## START INFORMATION SUPPLIED

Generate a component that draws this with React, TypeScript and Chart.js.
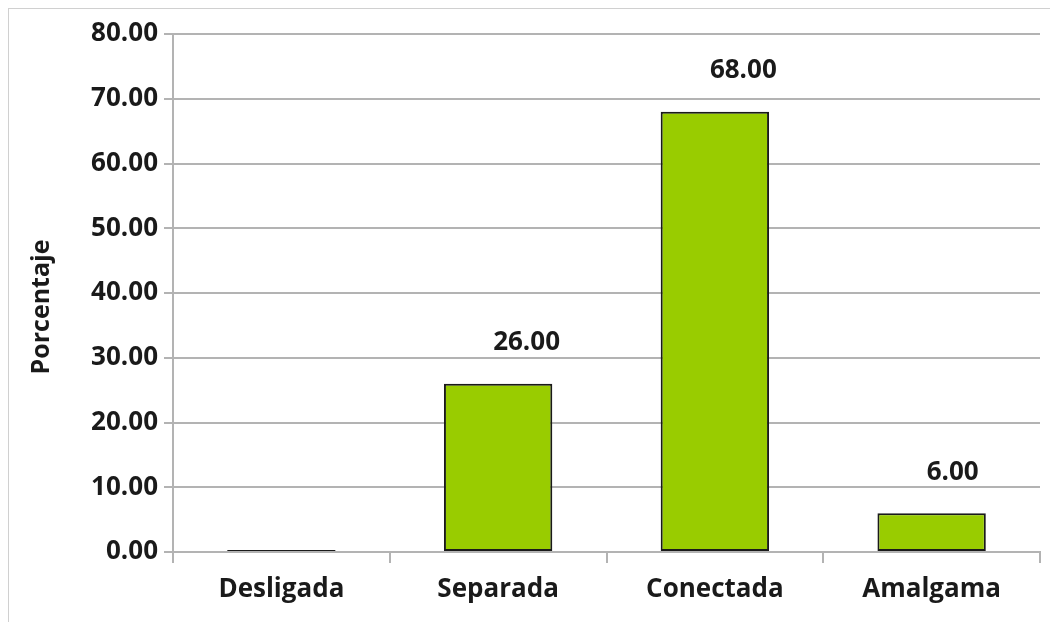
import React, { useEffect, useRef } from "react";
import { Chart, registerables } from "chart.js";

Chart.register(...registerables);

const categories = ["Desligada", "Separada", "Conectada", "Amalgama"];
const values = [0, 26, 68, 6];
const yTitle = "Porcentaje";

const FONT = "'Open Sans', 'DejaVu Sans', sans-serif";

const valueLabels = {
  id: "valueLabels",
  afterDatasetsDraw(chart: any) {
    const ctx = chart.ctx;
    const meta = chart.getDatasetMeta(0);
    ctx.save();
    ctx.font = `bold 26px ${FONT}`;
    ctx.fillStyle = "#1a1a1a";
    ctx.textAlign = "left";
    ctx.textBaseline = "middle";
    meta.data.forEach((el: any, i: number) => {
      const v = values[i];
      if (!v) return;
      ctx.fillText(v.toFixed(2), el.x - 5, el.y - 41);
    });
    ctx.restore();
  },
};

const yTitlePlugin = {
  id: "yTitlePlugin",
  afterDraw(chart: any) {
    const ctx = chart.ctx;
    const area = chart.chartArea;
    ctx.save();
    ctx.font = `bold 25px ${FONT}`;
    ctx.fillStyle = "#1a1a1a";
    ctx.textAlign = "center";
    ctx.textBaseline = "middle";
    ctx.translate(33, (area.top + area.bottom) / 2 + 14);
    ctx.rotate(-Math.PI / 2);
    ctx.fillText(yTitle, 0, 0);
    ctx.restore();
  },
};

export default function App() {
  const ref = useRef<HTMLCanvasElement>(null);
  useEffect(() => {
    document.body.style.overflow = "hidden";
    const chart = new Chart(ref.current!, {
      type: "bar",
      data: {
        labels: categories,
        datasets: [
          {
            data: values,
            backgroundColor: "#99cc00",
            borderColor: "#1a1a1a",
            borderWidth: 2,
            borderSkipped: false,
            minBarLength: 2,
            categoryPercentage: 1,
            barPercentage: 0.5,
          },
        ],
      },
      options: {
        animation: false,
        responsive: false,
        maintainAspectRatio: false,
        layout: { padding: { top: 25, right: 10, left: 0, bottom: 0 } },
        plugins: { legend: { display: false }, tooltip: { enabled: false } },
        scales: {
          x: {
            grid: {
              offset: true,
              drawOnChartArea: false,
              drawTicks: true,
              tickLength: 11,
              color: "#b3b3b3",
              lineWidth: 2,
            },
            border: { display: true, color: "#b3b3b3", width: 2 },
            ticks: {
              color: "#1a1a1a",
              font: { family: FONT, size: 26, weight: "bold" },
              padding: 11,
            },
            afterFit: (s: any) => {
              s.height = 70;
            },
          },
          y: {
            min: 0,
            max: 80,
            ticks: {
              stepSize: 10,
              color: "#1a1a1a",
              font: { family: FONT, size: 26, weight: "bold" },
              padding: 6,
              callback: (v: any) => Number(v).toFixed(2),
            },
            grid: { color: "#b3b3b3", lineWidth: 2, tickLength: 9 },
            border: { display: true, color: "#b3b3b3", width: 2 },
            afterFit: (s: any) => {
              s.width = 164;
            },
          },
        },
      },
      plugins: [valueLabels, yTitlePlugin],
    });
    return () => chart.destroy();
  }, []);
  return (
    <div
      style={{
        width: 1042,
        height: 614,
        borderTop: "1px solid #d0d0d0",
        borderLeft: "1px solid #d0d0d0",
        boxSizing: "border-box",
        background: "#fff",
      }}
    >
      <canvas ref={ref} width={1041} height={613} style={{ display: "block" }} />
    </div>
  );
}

## END INFORMATION SUPPLIED

Each line of the data should be quoted exactly, with pictures left out.

Generate a component that draws this with React, TypeScript and Chart.js.
import React, { useEffect, useRef } from "react";
import { Chart, registerables } from "chart.js";

Chart.register(...registerables);

const categories = ["Desligada", "Separada", "Conectada", "Amalgama"];
const values = [0, 26, 68, 6];
const yTitle = "Porcentaje";

const FONT = "'Open Sans', 'DejaVu Sans', sans-serif";

const valueLabels = {
  id: "valueLabels",
  afterDatasetsDraw(chart: any) {
    const ctx = chart.ctx;
    const meta = chart.getDatasetMeta(0);
    ctx.save();
    ctx.font = `bold 26px ${FONT}`;
    ctx.fillStyle = "#1a1a1a";
    ctx.textAlign = "left";
    ctx.textBaseline = "middle";
    meta.data.forEach((el: any, i: number) => {
      const v = values[i];
      if (!v) return;
      ctx.fillText(v.toFixed(2), el.x - 5, el.y - 41);
    });
    ctx.restore();
  },
};

const yTitlePlugin = {
  id: "yTitlePlugin",
  afterDraw(chart: any) {
    const ctx = chart.ctx;
    const area = chart.chartArea;
    ctx.save();
    ctx.font = `bold 25px ${FONT}`;
    ctx.fillStyle = "#1a1a1a";
    ctx.textAlign = "center";
    ctx.textBaseline = "middle";
    ctx.translate(33, (area.top + area.bottom) / 2 + 14);
    ctx.rotate(-Math.PI / 2);
    ctx.fillText(yTitle, 0, 0);
    ctx.restore();
  },
};

export default function App() {
  const ref = useRef<HTMLCanvasElement>(null);
  useEffect(() => {
    document.body.style.overflow = "hidden";
    const chart = new Chart(ref.current!, {
      type: "bar",
      data: {
        labels: categories,
        datasets: [
          {
            data: values,
            backgroundColor: "#99cc00",
            borderColor: "#1a1a1a",
            borderWidth: 2,
            borderSkipped: false,
            minBarLength: 2,
            categoryPercentage: 1,
            barPercentage: 0.5,
          },
        ],
      },
      options: {
        animation: false,
        responsive: false,
        maintainAspectRatio: false,
        layout: { padding: { top: 25, right: 10, left: 0, bottom: 0 } },
        plugins: { legend: { display: false }, tooltip: { enabled: false } },
        scales: {
          x: {
            grid: {
              offset: true,
              drawOnChartArea: false,
              drawTicks: true,
              tickLength: 11,
              color: "#b3b3b3",
              lineWidth: 2,
            },
            border: { display: true, color: "#b3b3b3", width: 2 },
            ticks: {
              color: "#1a1a1a",
              font: { family: FONT, size: 26, weight: "bold" },
              padding: 11,
            },
            afterFit: (s: any) => {
              s.height = 70;
            },
          },
          y: {
            min: 0,
            max: 80,
            ticks: {
              stepSize: 10,
              color: "#1a1a1a",
              font: { family: FONT, size: 26, weight: "bold" },
              padding: 6,
              callback: (v: any) => Number(v).toFixed(2),
            },
            grid: { color: "#b3b3b3", lineWidth: 2, tickLength: 9 },
            border: { display: true, color: "#b3b3b3", width: 2 },
            afterFit: (s: any) => {
              s.width = 164;
            },
          },
        },
      },
      plugins: [valueLabels, yTitlePlugin],
    });
    return () => chart.destroy();
  }, []);
  return (
    <div
      style={{
        width: 1042,
        height: 614,
        borderTop: "1px solid #d0d0d0",
        borderLeft: "1px solid #d0d0d0",
        boxSizing: "border-box",
        background: "#fff",
      }}
    >
      <canvas ref={ref} width={1041} height={613} style={{ display: "block" }} />
    </div>
  );
}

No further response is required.